Low voltage charge-balanced capacitance-voltage conversion circuit for one-side-electrode-type fluid-based inclination sensor

Abstract A low voltage detection circuit for a capacitance sensor is important for connection to a low voltage digital circuit interface. We studied two different charge-balanced capacitance–voltage (C–V) conversion circuits configurations; the operational amplifier and the inverter amplifier. Both capacitance detection circuits were designed using 0.35 μm CMOS circuitry technology. Both amplifiers used in the detection circuits were not affected by offset voltage.

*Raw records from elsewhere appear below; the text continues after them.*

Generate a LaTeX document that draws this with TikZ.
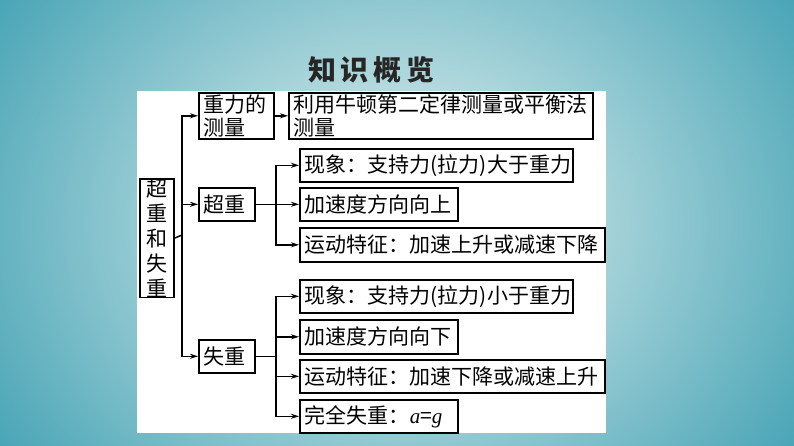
\documentclass[tikz,border=0pt]{standalone}
\usepackage{fontspec}
\setmainfont{Liberation Serif}
\newfontfamily\cjk{Noto Sans CJK SC}
\usetikzlibrary{arrows.meta}
\definecolor{bgout}{HTML}{3E9FB2}
\definecolor{bgin}{HTML}{EAF5F3}
\tikzset{
 bx/.style={draw=black,line width=1.6pt,fill=white,anchor=north west,inner sep=0pt,
   font=\cjk\fontsize{21}{23}\selectfont,align=left},
 ln/.style={line width=1.5pt},
 ar/.style={line width=1.5pt,-{Stealth[length=8pt,width=5pt]}}
}
\newcommand{\mybox}[6]{\node[bx,minimum width=#4-#2,minimum height=#5-#3,text width=#4-#2-6] (#1) at (#2,#3) {\hspace*{2pt}#6};}
\begin{document}
\begin{tikzpicture}[x=1pt,y=-1pt]
\useasboundingbox (0,0) rectangle (794,446);
\shade[inner color=bgin,outer color=bgout] (-120,-200) rectangle (914,646);
\fill[white] (137,91) rectangle (606,433);
\node[font=\cjk\bfseries\fontsize{28}{30}\selectfont,text=black!85] (title) at (371,70) {知\,识\,概\,览};
\node[draw,line width=1.6pt,fill=white,anchor=north west,minimum width=34pt,minimum height=115pt,inner sep=0pt,align=center,font=\cjk\fontsize{21}{25}\selectfont] (root) at (139,178) {超\\重\\和\\失\\重};
\mybox{gm}{198}{92}{273}{138}{重力的\\\hspace*{2pt}测量}
\mybox{gl}{288}{92}{592}{138}{利用牛顿第二定律测量或平衡法\\\hspace*{2pt}测量}
\mybox{cz}{198}{187}{254}{220}{超重}
\mybox{a1}{299}{148}{572}{181}{现象：支持力(拉力)大于重力}
\mybox{a2}{299}{187}{457}{220}{加速度方向向上}
\mybox{a3}{299}{227}{604}{261}{运动特征：加速上升或减速下降}
\mybox{sz}{198}{339}{254}{372}{失重}
\mybox{b1}{299}{279}{572}{312}{现象：支持力(拉力)小于重力}
\mybox{b2}{299}{319}{457}{353}{加速度方向向下}
\mybox{b3}{299}{359}{604}{392}{运动特征：加速下降或减速上升}
\mybox{b4}{299}{399}{457}{432}{完全失重：{\rmfamily\itshape a}={\rmfamily\itshape g}}
\coordinate (m) at (182,235);
\draw[ln] (root.east) -- (m);
\draw[ar] (m) |- (gm.west);
\draw[ar] (m) |- (cz.west);
\draw[ar] (m) |- (sz.west);
\draw[ar] (gm.east) -- (gl.west);
\coordinate (c) at (276,0);
\draw[ln] (cz.east) -- (cz.east -| c);
\draw[ar] (cz.east -| c) |- (a1.west);
\draw[ar] (cz.east -| c) -- (a2.west);
\draw[ar] (cz.east -| c) |- (a3.west);
\draw[ln] (sz.east) -- (sz.east -| c);
\foreach \t in {b1,b2,b3,b4} \draw[ar] (sz.east -| c) |- (\t.west);
\end{tikzpicture}
\end{document}
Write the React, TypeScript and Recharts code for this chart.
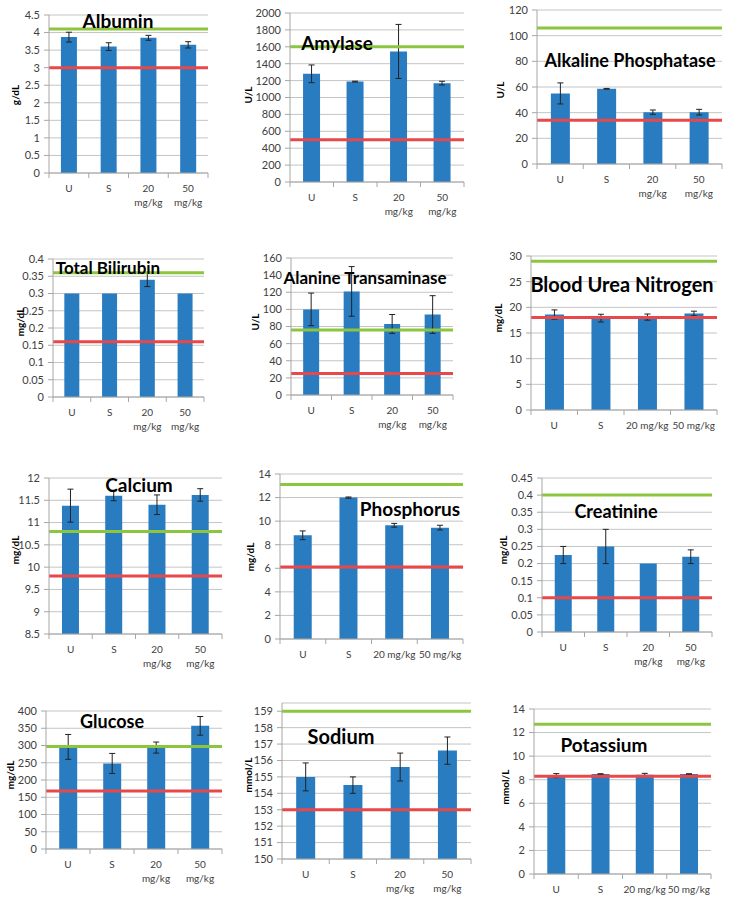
import React from 'react';
import { BarChart, Bar, XAxis, YAxis, CartesianGrid, ReferenceLine, ErrorBar } from 'recharts';

const CATEGORIES = ['U', 'S', '20 mg/kg', '50 mg/kg'];

const ALBUMIN_MEAN = [3.87, 3.6, 3.85, 3.65];
const ALBUMIN_ERR = [0.14, 0.11, 0.07, 0.09];
const ALBUMIN_TICKS = [0, 0.5, 1, 1.5, 2, 2.5, 3, 3.5, 4, 4.5];

const AMYLASE_MEAN = [1280, 1188, 1545, 1170];
const AMYLASE_ERR = [105, 5, 320, 22];
const AMYLASE_TICKS = [0, 200, 400, 600, 800, 1000, 1200, 1400, 1600, 1800, 2000];

const ALP_MEAN = [55, 58.6, 40.4, 40.4];
const ALP_ERR = [8.2, 0.3, 1.7, 2.2];
const ALP_TICKS = [0, 20, 40, 60, 80, 100, 120];

const BILI_MEAN = [0.3, 0.3, 0.34, 0.3];
const BILI_ERR = [0, 0, 0.02, 0];
const BILI_TICKS = [0, 0.05, 0.1, 0.15, 0.2, 0.25, 0.3, 0.35, 0.4];

const ALT_MEAN = [100, 121, 83, 94];
const ALT_ERR = [19, 29, 11, 22];
const ALT_TICKS = [0, 20, 40, 60, 80, 100, 120, 140, 160];

const BUN_MEAN = [18.6, 17.9, 18.1, 18.8];
const BUN_ERR = [0.9, 0.75, 0.6, 0.45];
const BUN_TICKS = [0, 5, 10, 15, 20, 25, 30];

const CALCIUM_MEAN = [11.38, 11.6, 11.4, 11.62];
const CALCIUM_ERR = [0.37, 0.11, 0.22, 0.14];
const CALCIUM_TICKS = [8.5, 9, 9.5, 10, 10.5, 11, 11.5, 12];

const PHOS_MEAN = [8.8, 12.0, 9.65, 9.45];
const PHOS_ERR = [0.37, 0.05, 0.16, 0.2];
const PHOS_TICKS = [0, 2, 4, 6, 8, 10, 12, 14];

const CREAT_MEAN = [0.225, 0.25, 0.2, 0.22];
const CREAT_ERR = [0.025, 0.05, 0, 0.02];
const CREAT_TICKS = [0, 0.05, 0.1, 0.15, 0.2, 0.25, 0.3, 0.35, 0.4, 0.45];

const GLUCOSE_MEAN = [296, 248, 294, 357];
const GLUCOSE_ERR = [36, 29, 16, 27];
const GLUCOSE_TICKS = [0, 50, 100, 150, 200, 250, 300, 350, 400];

const SODIUM_MEAN = [155, 154.5, 155.6, 156.6];
const SODIUM_ERR = [0.85, 0.5, 0.85, 0.83];
const SODIUM_TICKS = [150, 151, 152, 153, 154, 155, 156, 157, 158, 159];

const POTASSIUM_MEAN = [8.35, 8.48, 8.42, 8.48];
const POTASSIUM_ERR = [0.17, 0.03, 0.12, 0.03];
const POTASSIUM_TICKS = [0, 2, 4, 6, 8, 10, 12, 14];

// normal range: high = green line, low = red line
const PANELS = [
  { title: 'Albumin', unit: 'g/dL', mean: ALBUMIN_MEAN, err: ALBUMIN_ERR, ticks: ALBUMIN_TICKS, high: 4.1, low: 3.0, wrap: true },
  { title: 'Amylase', unit: 'U/L', mean: AMYLASE_MEAN, err: AMYLASE_ERR, ticks: AMYLASE_TICKS, high: 1600, low: 500, wrap: true },
  { title: 'Alkaline Phosphatase', unit: 'U/L', mean: ALP_MEAN, err: ALP_ERR, ticks: ALP_TICKS, high: 106, low: 34, wrap: true },
  { title: 'Total Bilirubin', unit: 'mg/dL', mean: BILI_MEAN, err: BILI_ERR, ticks: BILI_TICKS, high: 0.36, low: 0.16, wrap: true },
  { title: 'Alanine Transaminase', unit: 'U/L', mean: ALT_MEAN, err: ALT_ERR, ticks: ALT_TICKS, high: 76, low: 25, wrap: true },
  { title: 'Blood Urea Nitrogen', unit: 'mg/dL', mean: BUN_MEAN, err: BUN_ERR, ticks: BUN_TICKS, high: 29, low: 18, wrap: false },
  { title: 'Calcium', unit: 'mg/dL', mean: CALCIUM_MEAN, err: CALCIUM_ERR, ticks: CALCIUM_TICKS, high: 10.8, low: 9.8, wrap: true },
  { title: 'Phosphorus', unit: 'mg/dL', mean: PHOS_MEAN, err: PHOS_ERR, ticks: PHOS_TICKS, high: 13.1, low: 6.1, wrap: false },
  { title: 'Creatinine', unit: 'mg/dL', mean: CREAT_MEAN, err: CREAT_ERR, ticks: CREAT_TICKS, high: 0.4, low: 0.1, wrap: true },
  { title: 'Glucose', unit: 'mg/dL', mean: GLUCOSE_MEAN, err: GLUCOSE_ERR, ticks: GLUCOSE_TICKS, high: 297, low: 168, wrap: true },
  { title: 'Sodium', unit: 'mmol/L', mean: SODIUM_MEAN, err: SODIUM_ERR, ticks: SODIUM_TICKS, high: 159, low: 153, wrap: true, max: 159.5 },
  { title: 'Potassium', unit: 'mmol/L', mean: POTASSIUM_MEAN, err: POTASSIUM_ERR, ticks: POTASSIUM_TICKS, high: 12.7, low: 8.3, wrap: false },
];

// page positions: plot box [l, t, r, b], title [cx, cy, size], unit label centre [x, y]
const LAYOUT = [
  { plot: [49, 15, 208, 173], title: [118, 21, 19], unit: [15, 95] },
  { plot: [290, 13, 464, 182], title: [337, 43, 19], unit: [248, 95] },
  { plot: [537, 10, 722, 164], title: [630, 61, 18], unit: [500, 90] },
  { plot: [53, 259, 204, 397], title: [108, 268, 17], unit: [20, 322] },
  { plot: [291, 258, 453, 395], title: [365, 278, 17], unit: [255, 322] },
  { plot: [531, 256, 717, 410], title: [622, 285, 20], unit: [498, 318] },
  { plot: [49, 478, 222, 634], title: [139, 485, 19], unit: [15, 550] },
  { plot: [280, 474, 463, 639], title: [410, 509, 19], unit: [250, 557] },
  { plot: [542, 478, 712, 632], title: [616, 512, 18], unit: [503, 550] },
  { plot: [46, 711, 222, 849], title: [112, 722, 18], unit: [10, 775] },
  { plot: [282, 703, 471, 859], title: [341, 737, 20], unit: [248, 775] },
  { plot: [534, 709, 711, 874], title: [604, 745, 19], unit: [505, 787] },
];

const FONT = 'Lato, "Open Sans", sans-serif';
const AXIS = '#a6a6a6';
const YW = 40;
const XH = 40;
const PAD_T = 10;
const PAD_R = 5;

function CatTick(props: any) {
  const { x, y, payload, index, bw, wrap } = props;
  const lines = wrap ? String(payload.value).split(' ') : [String(payload.value)];
  return (
    <g>
      <line x1={x - bw / 2} x2={x - bw / 2} y1={y} y2={y + 5} stroke={AXIS} />
      {index === CATEGORIES.length - 1 && <line x1={x + bw / 2} x2={x + bw / 2} y1={y} y2={y + 5} stroke={AXIS} />}
      <text x={x} y={y + 19} textAnchor="middle" fontSize={10} fill="#404040" fontFamily={FONT}>
        {lines.map((s, k) => (
          <tspan key={k} x={x} dy={k === 0 ? 0 : 14}>{s}</tspan>
        ))}
      </text>
    </g>
  );
}

function Panel({ def, lay }: { def: any; lay: any }) {
  const [l, t, r, b] = lay.plot;
  const left = l - YW;
  const top = t - PAD_T;
  const width = r + PAD_R - left;
  const height = b + XH - top;
  const bw = (r - l) / CATEGORIES.length;
  const data = CATEGORIES.map((c, i) => ({ cat: c, mean: def.mean[i], err: def.err[i] }));
  const max = def.max ?? def.ticks[def.ticks.length - 1];

  return (
    <div style={{ position: 'absolute', left, top, width, height }}>
      <BarChart width={width} height={height} data={data} margin={{ top: PAD_T, right: PAD_R, bottom: 0, left: 0 }} barCategoryGap="30%">
        <CartesianGrid vertical={false} stroke="#c4c4c4" />
        <XAxis
          dataKey="cat"
          height={XH}
          tickSize={0}
          tickMargin={0}
          interval={0}
          axisLine={{ stroke: AXIS }}
          tick={(p: any) => <CatTick {...p} bw={bw} wrap={def.wrap} />}
        />
        <YAxis
          width={YW}
          type="number"
          domain={[def.ticks[0], max]}
          ticks={def.ticks}
          interval={0}
          tickSize={5}
          tickMargin={4}
          axisLine={{ stroke: AXIS }}
          tickLine={{ stroke: AXIS }}
          tick={{ fontSize: 11, fill: '#404040', fontFamily: FONT }}
        />
        <Bar dataKey="mean" fill="#2a7cc1" isAnimationActive={false}>
          <ErrorBar dataKey="err" direction="y" width={3} stroke="#222" strokeWidth={1} />
        </Bar>
        <ReferenceLine y={def.high} stroke="#8cc63f" strokeWidth={3} />
        <ReferenceLine y={def.low} stroke="#e8484a" strokeWidth={3} />
      </BarChart>
    </div>
  );
}

export default function App() {
  return (
    <div style={{ position: 'absolute', left: 0, top: 0, width: 732, height: 900, background: '#fff', fontFamily: FONT }}>
      {PANELS.map((p, i) => (
        <Panel key={p.title} def={p} lay={LAYOUT[i]} />
      ))}
      <svg width={732} height={900} style={{ position: 'absolute', left: 0, top: 0, pointerEvents: 'none' }}>
        {PANELS.map((p, i) => {
          const L = LAYOUT[i];
          return (
            <g key={p.title}>
              <text x={L.title[0]} y={L.title[1] + L.title[2] * 0.36} textAnchor="middle" fontSize={L.title[2]} fontWeight={700} fontFamily={FONT} fill="#000">
                {p.title}
              </text>
              <text
                transform={`translate(${L.unit[0]},${L.unit[1]}) rotate(-90)`}
                textAnchor="middle"
                dominantBaseline="central"
                fontSize={10}
                fontWeight={700}
                fontFamily={FONT}
                fill="#000"
              >
                {p.unit}
              </text>
            </g>
          );
        })}
      </svg>
    </div>
  );
}
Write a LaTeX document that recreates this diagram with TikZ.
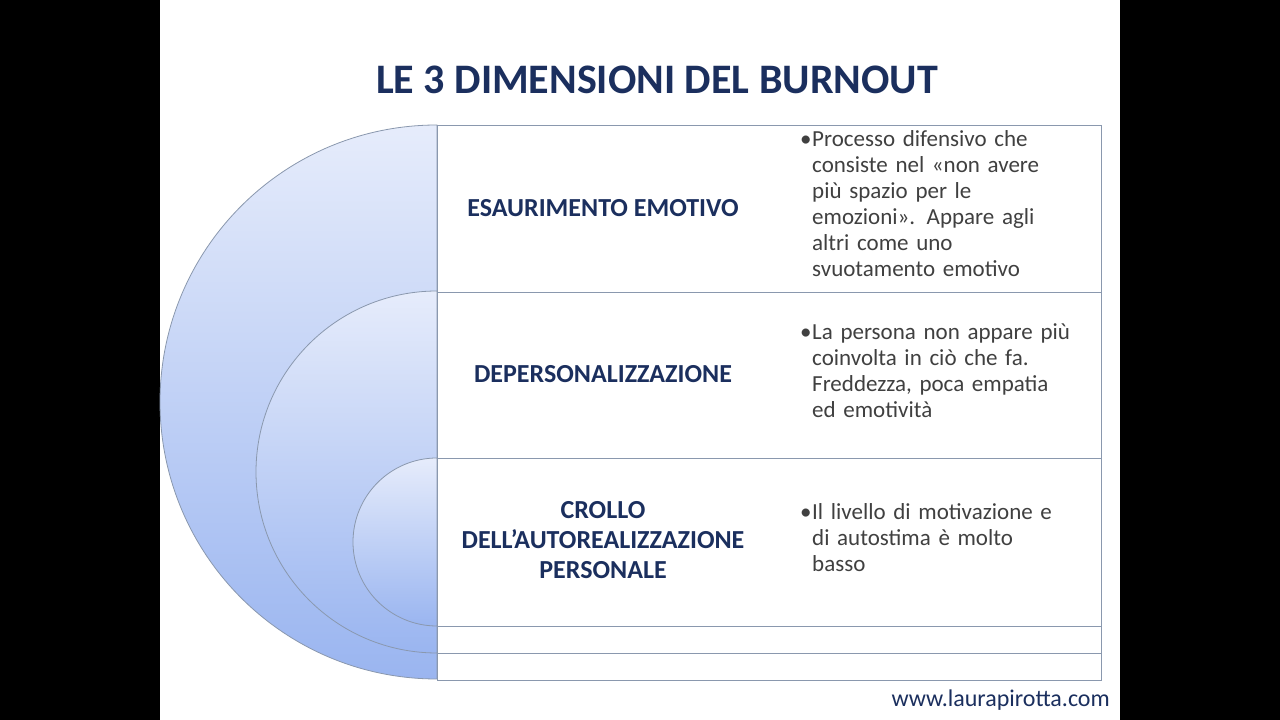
\documentclass[tikz,border=0pt]{standalone}
\usepackage{fontspec}
\setmainfont{Carlito}
\definecolor{navy}{HTML}{1B2F5E}
\definecolor{bodytext}{HTML}{404040}
\definecolor{framegray}{HTML}{8A98AE}
\definecolor{paleblue}{HTML}{E6ECFB}
\definecolor{deepblue}{HTML}{9AB5F0}
\tikzset{
	half disc/.style={draw=framegray,line width=0.8pt,top color=paleblue,bottom color=deepblue},
	row box/.style={draw=framegray,line width=0.8pt,fill=white},
	dim label/.style={font=\fontsize{26}{30}\selectfont\bfseries,text=navy,align=center},
	dim text/.style={font=\fontsize{23}{26}\selectfont,text=bodytext,text width=300pt,align=left,anchor=north west,inner sep=0pt}
}
\newcommand{\bul}{\makebox[12pt][l]{\textbullet}}
\newcommand{\ind}{\hspace*{12pt}}
\begin{document}
\begin{tikzpicture}[x=1pt,y=1pt]
	    \fill[black] (0,0) rectangle (1280,720);
	    \fill[white] (160,0) rectangle (1120,720);
	    \useasboundingbox (0,0) rectangle (1280,720);

	    \node[font=\fontsize{42}{48}\selectfont\bfseries,text=navy] (title) at (657,640) {LE 3 DIMENSIONI DEL BURNOUT};

	    % half discs
	    \draw[half disc] (437,595) arc[start angle=90,end angle=270,radius=277] -- cycle;
	    \draw[half disc] (437,429) arc[start angle=90,end angle=270,radius=181] -- cycle;
	    \draw[half disc] (437,262) arc[start angle=90,end angle=270,radius=84] -- cycle;

	    % rows
	    \draw[row box] (437,428) rectangle (1101,595);
	    \draw[row box] (437,262) rectangle (1101,428);
	    \draw[row box] (437,94) rectangle (1101,262);
	    \draw[row box] (437,67) rectangle (1101,94);
	    \draw[row box] (437,40) rectangle (1101,67);

	    \node[dim label] (esa) at (603,512) {ESAURIMENTO EMOTIVO};
	    \node[dim label] (dep) at (603,346) {DEPERSONALIZZAZIONE};
	    \node[dim label] (cro) at (603,180) {CROLLO\\DELL’AUTOREALIZZAZIONE\\PERSONALE};

	    \node[dim text] (esatext) at (800,590) {\bul Processo difensivo che\\\ind consiste nel «non avere\\\ind più spazio per le\\\ind emozioni». Appare agli\\\ind altri come uno\\\ind svuotamento emotivo};
	    \node[dim text] (deptext) at (800,397) {\bul La persona non appare più\\\ind coinvolta in ciò che fa.\\\ind Freddezza, poca empatia\\\ind ed emotività};
	    \node[dim text] (crotext) at (800,217) {\bul Il livello di motivazione e\\\ind di autostima è molto\\\ind basso};

	    \node[font=\fontsize{24}{28}\selectfont,text=navy,anchor=east,inner sep=0pt] (web) at (1110,20) {www.laurapirotta.com};
	  \end{tikzpicture}
\end{document}
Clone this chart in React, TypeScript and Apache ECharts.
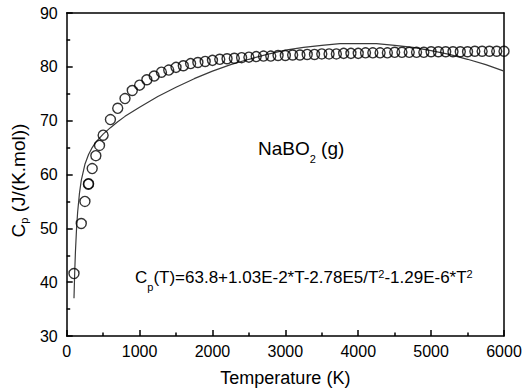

The current consumption for capacitance detection circuit was reduced from 250 μA at Vdd 3.3 V to 38 μA at Vdd 1.3 V by switching from an operational amplifier to an inverter amplifier. These circuits were packaged with one-side-electrode-type fluid-based inclination sensors on ceramic substrates. The size of the sensor is ∅ 4.0 mm × 1.0 mm and pure propylene carbonate was used as electrolyte. Changes in temperature did not affect the output voltage of the sensor between −10 °C and 50 °C. This results show that the inverter amplifier used in the detection circuit was not affected by offset voltage and the output voltage Vm is depends only on capacitor ratio. The capacitance detection circuit using the inverter amplifier shows a high-sensitivity of about 7 mV/deg over the operational amplifier at Vdd 1.3 V. The response time, resolution and minimum moving angle of sensor were 0.7 s, 0.86° and 0.4°, respectively, at Vdd 1.3 V for the inverter amplifier type of capacitance detection circuit.